-- Start of GIVEN INFORMATION --

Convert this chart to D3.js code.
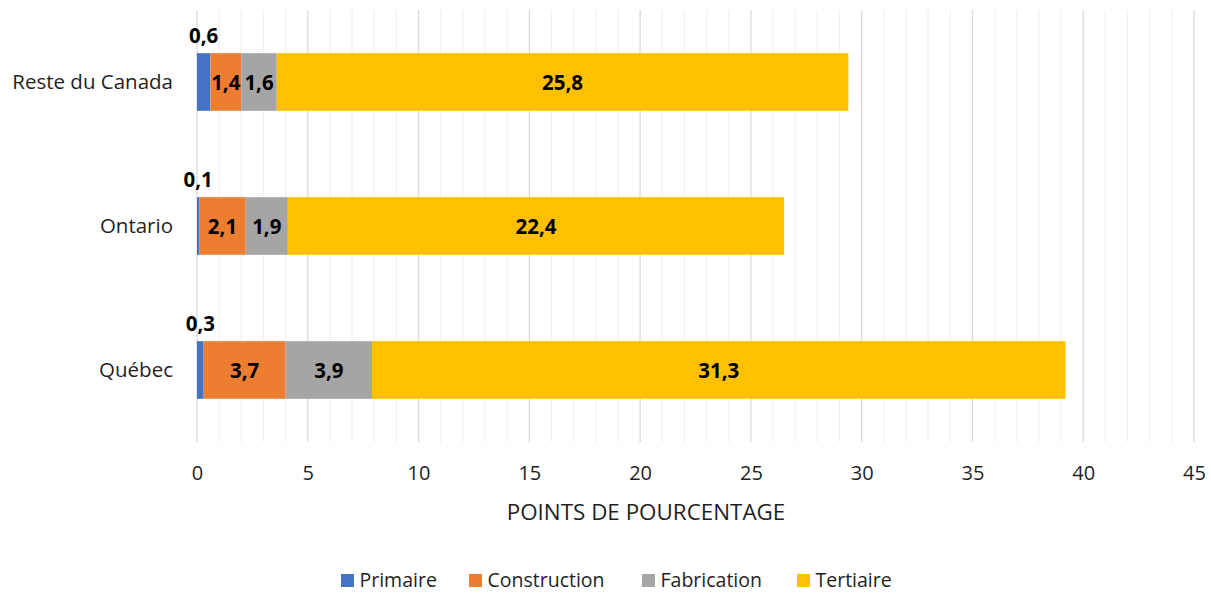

-- End of GIVEN INFORMATION --
-- Start of GIVEN INFORMATION --

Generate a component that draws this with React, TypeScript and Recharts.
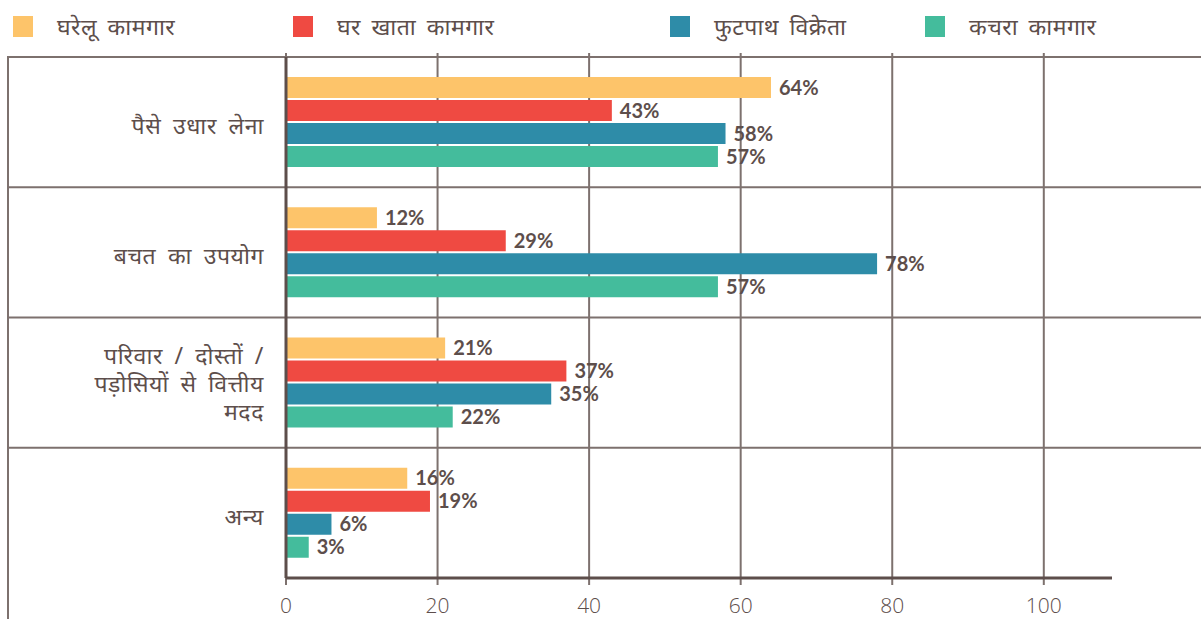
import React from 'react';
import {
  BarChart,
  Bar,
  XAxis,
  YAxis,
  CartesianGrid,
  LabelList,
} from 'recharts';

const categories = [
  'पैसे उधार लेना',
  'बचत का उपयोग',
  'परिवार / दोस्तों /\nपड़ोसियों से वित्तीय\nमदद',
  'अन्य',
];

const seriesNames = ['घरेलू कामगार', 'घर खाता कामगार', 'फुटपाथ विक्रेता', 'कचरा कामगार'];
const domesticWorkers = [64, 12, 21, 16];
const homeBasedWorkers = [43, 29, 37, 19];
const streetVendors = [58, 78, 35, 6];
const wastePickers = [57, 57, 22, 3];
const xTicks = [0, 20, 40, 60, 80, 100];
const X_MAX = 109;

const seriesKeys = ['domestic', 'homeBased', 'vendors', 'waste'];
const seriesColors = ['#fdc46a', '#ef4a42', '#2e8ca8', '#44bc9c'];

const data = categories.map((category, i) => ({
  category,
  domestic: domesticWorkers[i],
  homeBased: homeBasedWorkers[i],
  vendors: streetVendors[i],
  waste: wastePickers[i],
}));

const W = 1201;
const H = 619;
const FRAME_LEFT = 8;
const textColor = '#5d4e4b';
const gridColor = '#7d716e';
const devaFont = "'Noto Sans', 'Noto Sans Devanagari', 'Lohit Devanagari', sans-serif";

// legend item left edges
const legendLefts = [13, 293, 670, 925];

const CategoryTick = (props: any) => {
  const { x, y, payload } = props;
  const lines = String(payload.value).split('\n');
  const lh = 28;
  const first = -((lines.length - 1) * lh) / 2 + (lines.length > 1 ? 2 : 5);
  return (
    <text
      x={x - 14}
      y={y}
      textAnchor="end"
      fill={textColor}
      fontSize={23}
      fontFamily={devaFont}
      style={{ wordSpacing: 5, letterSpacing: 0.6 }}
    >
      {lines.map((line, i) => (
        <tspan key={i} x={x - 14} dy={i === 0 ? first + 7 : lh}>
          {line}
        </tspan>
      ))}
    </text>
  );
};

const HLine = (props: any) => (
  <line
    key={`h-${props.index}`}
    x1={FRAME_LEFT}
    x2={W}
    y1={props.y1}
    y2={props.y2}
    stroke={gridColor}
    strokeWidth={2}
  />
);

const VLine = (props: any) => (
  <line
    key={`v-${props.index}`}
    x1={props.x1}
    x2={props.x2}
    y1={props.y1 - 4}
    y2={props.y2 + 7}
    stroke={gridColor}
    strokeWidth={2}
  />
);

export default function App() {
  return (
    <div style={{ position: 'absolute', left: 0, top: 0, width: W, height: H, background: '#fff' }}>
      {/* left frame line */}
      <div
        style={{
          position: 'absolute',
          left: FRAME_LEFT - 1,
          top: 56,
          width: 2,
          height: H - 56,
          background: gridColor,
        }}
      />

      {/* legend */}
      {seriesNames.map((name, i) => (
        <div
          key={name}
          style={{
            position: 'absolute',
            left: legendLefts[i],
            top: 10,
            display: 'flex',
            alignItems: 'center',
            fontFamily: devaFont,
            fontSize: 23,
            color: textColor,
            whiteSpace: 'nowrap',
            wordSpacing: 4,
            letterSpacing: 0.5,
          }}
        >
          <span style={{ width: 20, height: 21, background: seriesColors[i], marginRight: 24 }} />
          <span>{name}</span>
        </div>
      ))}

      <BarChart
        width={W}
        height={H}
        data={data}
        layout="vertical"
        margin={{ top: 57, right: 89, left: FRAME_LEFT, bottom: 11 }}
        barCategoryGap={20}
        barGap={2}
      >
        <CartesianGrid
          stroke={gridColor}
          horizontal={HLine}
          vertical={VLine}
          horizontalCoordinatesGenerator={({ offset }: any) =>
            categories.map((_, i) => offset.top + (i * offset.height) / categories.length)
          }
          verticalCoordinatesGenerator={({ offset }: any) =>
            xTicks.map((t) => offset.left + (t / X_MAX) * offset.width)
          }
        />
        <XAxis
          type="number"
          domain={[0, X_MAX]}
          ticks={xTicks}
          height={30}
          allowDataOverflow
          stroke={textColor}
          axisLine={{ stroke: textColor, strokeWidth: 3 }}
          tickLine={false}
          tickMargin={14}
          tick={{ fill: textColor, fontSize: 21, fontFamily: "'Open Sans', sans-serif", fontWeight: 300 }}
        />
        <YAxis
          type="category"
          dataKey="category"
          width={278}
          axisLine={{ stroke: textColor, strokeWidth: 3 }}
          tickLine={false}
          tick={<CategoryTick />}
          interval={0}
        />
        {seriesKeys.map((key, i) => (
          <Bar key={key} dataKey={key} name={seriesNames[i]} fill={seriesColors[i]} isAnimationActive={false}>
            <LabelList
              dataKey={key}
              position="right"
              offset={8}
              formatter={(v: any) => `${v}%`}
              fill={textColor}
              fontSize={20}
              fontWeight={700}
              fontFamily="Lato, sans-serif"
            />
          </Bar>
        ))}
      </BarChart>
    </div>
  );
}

-- End of GIVEN INFORMATION --

## INSTRUCTIONS FOR THE TASK
Repeat exactly the lines above, from the line that contains "Generate a component" down through the line that contains "['#fdc46a', '#ef4a42', '#2e8ca8', '#44bc9c'];". Include both of those lines and none of the pictures.

## WRITTEN REPLY
Generate a component that draws this with React, TypeScript and Recharts.
import React from 'react';
import {
  BarChart,
  Bar,
  XAxis,
  YAxis,
  CartesianGrid,
  LabelList,
} from 'recharts';

const categories = [
  'पैसे उधार लेना',
  'बचत का उपयोग',
  'परिवार / दोस्तों /\nपड़ोसियों से वित्तीय\nमदद',
  'अन्य',
];

const seriesNames = ['घरेलू कामगार', 'घर खाता कामगार', 'फुटपाथ विक्रेता', 'कचरा कामगार'];
const domesticWorkers = [64, 12, 21, 16];
const homeBasedWorkers = [43, 29, 37, 19];
const streetVendors = [58, 78, 35, 6];
const wastePickers = [57, 57, 22, 3];
const xTicks = [0, 20, 40, 60, 80, 100];
const X_MAX = 109;

const seriesKeys = ['domestic', 'homeBased', 'vendors', 'waste'];
const seriesColors = ['#fdc46a', '#ef4a42', '#2e8ca8', '#44bc9c'];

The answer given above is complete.